_Description of the task_. Set down only those lines that fall from the line containing "Convert this chart to D3.js code." through the line containing "const defs = svg.append('defs');", unchanged and without pictures.
-- START --
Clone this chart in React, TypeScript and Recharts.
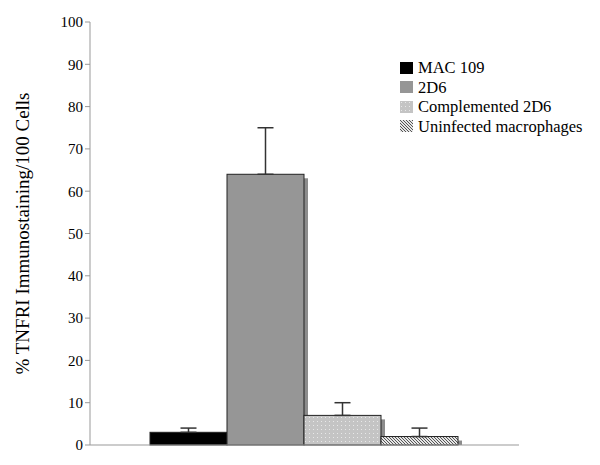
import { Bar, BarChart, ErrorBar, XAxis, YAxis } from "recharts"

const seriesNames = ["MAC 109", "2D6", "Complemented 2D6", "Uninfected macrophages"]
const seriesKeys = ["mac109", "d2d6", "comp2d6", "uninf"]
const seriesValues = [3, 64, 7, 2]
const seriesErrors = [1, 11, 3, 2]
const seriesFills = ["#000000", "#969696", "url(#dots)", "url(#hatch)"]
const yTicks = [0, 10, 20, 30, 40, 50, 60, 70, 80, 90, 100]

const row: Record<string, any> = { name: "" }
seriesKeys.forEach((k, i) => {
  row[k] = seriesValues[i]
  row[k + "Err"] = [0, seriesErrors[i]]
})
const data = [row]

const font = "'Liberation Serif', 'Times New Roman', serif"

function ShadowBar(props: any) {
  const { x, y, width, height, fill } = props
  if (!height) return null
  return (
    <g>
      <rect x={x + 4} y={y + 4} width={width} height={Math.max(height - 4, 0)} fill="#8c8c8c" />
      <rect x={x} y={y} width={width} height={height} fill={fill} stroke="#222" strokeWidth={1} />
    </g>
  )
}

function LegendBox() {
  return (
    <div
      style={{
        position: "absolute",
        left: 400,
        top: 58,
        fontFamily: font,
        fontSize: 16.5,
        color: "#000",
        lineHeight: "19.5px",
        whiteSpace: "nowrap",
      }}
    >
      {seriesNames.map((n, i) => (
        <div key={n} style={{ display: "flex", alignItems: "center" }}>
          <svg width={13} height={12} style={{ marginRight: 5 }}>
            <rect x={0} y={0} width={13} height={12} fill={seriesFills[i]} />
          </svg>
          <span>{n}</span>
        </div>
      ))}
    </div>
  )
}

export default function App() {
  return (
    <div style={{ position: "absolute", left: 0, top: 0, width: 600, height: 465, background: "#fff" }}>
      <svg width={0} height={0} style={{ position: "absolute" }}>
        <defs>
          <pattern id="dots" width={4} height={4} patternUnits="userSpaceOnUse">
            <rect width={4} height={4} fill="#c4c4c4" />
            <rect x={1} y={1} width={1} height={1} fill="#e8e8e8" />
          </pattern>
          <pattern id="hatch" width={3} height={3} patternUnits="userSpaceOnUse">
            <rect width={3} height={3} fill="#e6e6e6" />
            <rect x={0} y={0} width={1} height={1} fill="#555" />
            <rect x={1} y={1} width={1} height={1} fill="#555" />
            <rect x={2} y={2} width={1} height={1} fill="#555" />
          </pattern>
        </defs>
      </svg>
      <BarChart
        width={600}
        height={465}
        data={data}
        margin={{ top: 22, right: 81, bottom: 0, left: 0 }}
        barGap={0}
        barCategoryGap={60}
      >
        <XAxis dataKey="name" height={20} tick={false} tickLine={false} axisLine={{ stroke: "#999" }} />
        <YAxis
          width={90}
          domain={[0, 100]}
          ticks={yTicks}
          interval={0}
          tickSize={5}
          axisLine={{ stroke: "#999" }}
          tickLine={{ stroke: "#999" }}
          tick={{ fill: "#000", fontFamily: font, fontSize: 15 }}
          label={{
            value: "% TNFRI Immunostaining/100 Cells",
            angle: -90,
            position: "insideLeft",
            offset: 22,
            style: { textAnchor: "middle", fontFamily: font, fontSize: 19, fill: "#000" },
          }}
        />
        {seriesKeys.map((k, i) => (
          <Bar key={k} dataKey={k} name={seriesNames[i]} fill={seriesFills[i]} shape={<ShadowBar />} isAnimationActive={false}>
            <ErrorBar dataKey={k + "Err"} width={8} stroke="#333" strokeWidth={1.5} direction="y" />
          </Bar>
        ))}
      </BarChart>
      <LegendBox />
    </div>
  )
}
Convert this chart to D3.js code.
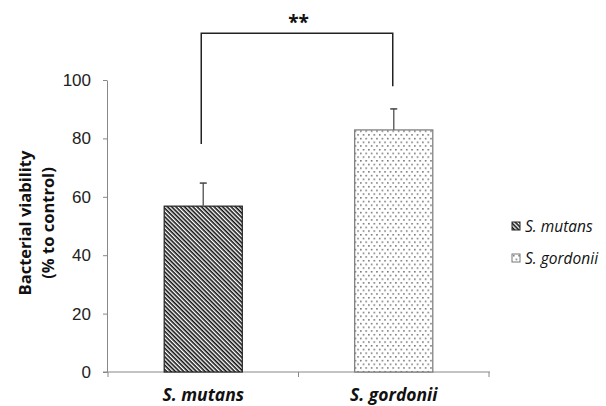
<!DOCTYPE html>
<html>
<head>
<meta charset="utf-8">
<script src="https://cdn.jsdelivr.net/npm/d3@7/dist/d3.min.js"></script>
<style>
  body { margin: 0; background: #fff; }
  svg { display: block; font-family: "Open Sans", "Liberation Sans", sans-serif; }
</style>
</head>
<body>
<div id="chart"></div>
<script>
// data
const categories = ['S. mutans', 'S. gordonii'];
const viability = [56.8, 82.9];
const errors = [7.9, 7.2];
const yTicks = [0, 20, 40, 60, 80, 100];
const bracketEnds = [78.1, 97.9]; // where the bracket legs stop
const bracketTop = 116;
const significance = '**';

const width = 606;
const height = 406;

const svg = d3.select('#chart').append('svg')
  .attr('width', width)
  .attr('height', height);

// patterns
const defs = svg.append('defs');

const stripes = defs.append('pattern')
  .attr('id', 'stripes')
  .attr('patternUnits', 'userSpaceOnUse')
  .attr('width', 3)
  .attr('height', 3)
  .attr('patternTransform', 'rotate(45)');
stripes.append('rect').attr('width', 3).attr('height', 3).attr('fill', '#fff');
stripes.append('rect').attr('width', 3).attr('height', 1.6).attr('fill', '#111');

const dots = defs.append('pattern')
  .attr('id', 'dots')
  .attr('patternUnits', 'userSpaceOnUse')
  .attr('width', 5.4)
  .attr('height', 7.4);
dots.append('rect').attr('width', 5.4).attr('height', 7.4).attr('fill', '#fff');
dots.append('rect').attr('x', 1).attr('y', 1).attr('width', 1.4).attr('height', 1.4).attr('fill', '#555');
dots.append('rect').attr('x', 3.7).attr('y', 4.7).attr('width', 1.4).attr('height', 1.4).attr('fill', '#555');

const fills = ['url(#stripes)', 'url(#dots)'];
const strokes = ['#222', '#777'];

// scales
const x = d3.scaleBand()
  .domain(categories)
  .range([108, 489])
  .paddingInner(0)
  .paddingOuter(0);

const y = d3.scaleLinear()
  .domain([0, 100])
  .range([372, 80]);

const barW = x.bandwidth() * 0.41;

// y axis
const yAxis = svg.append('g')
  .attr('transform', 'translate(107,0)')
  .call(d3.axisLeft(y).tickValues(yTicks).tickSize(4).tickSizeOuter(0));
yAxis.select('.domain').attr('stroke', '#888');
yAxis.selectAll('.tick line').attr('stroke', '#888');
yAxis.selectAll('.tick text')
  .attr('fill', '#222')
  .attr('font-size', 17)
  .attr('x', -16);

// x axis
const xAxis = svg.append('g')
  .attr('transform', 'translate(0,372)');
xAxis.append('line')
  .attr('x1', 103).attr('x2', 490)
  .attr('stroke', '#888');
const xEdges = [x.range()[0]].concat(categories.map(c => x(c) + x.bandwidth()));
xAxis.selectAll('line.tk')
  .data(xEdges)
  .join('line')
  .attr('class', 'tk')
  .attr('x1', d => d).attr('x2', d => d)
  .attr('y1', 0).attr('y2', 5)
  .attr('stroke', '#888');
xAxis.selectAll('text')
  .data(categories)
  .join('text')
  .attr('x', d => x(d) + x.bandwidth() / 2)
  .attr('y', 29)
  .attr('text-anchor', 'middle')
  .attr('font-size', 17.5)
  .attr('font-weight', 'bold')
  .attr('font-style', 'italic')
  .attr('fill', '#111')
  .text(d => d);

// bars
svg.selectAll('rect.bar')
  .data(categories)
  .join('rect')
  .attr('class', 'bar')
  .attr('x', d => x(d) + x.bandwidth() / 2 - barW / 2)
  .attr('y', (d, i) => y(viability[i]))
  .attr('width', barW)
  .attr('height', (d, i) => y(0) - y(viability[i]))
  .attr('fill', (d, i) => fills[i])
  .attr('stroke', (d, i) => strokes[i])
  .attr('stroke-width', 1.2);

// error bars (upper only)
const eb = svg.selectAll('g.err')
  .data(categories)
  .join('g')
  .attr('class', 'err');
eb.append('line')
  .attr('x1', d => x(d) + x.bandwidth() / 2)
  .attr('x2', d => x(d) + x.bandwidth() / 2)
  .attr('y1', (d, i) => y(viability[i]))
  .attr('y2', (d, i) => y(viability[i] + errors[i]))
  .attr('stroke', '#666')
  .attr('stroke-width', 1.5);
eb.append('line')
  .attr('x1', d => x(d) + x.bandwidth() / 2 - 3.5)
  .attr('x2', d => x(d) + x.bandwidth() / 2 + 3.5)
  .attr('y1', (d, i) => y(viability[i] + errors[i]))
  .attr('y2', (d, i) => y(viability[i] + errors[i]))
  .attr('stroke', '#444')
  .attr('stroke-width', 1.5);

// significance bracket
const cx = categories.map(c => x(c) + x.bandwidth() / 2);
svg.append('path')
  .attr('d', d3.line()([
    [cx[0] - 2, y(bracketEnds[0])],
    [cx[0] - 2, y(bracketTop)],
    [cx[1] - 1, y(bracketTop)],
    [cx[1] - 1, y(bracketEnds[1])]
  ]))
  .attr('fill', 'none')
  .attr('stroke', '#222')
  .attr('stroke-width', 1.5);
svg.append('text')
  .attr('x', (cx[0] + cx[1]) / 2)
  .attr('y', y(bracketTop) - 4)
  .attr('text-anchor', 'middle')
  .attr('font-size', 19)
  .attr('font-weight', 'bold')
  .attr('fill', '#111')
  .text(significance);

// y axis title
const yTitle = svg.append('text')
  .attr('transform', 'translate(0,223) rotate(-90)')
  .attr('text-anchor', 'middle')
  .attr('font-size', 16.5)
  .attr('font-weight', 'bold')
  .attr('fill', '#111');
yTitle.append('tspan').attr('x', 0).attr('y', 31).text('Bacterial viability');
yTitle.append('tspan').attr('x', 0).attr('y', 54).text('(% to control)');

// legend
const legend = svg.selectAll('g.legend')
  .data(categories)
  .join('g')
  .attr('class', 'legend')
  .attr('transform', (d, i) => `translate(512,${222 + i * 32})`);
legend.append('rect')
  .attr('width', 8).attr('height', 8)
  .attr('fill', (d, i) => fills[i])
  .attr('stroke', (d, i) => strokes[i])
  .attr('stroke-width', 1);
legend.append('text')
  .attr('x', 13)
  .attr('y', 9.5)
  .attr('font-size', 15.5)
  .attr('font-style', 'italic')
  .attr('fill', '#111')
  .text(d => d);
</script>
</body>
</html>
-- END --
_The response_.
Convert this chart to D3.js code.
<!DOCTYPE html>
<html>
<head>
<meta charset="utf-8">
<script src="https://cdn.jsdelivr.net/npm/d3@7/dist/d3.min.js"></script>
<style>
  body { margin: 0; background: #fff; }
  svg { display: block; font-family: "Open Sans", "Liberation Sans", sans-serif; }
</style>
</head>
<body>
<div id="chart"></div>
<script>
// data
const categories = ['S. mutans', 'S. gordonii'];
const viability = [56.8, 82.9];
const errors = [7.9, 7.2];
const yTicks = [0, 20, 40, 60, 80, 100];
const bracketEnds = [78.1, 97.9]; // where the bracket legs stop
const bracketTop = 116;
const significance = '**';

const width = 606;
const height = 406;

const svg = d3.select('#chart').append('svg')
  .attr('width', width)
  .attr('height', height);

// patterns
const defs = svg.append('defs');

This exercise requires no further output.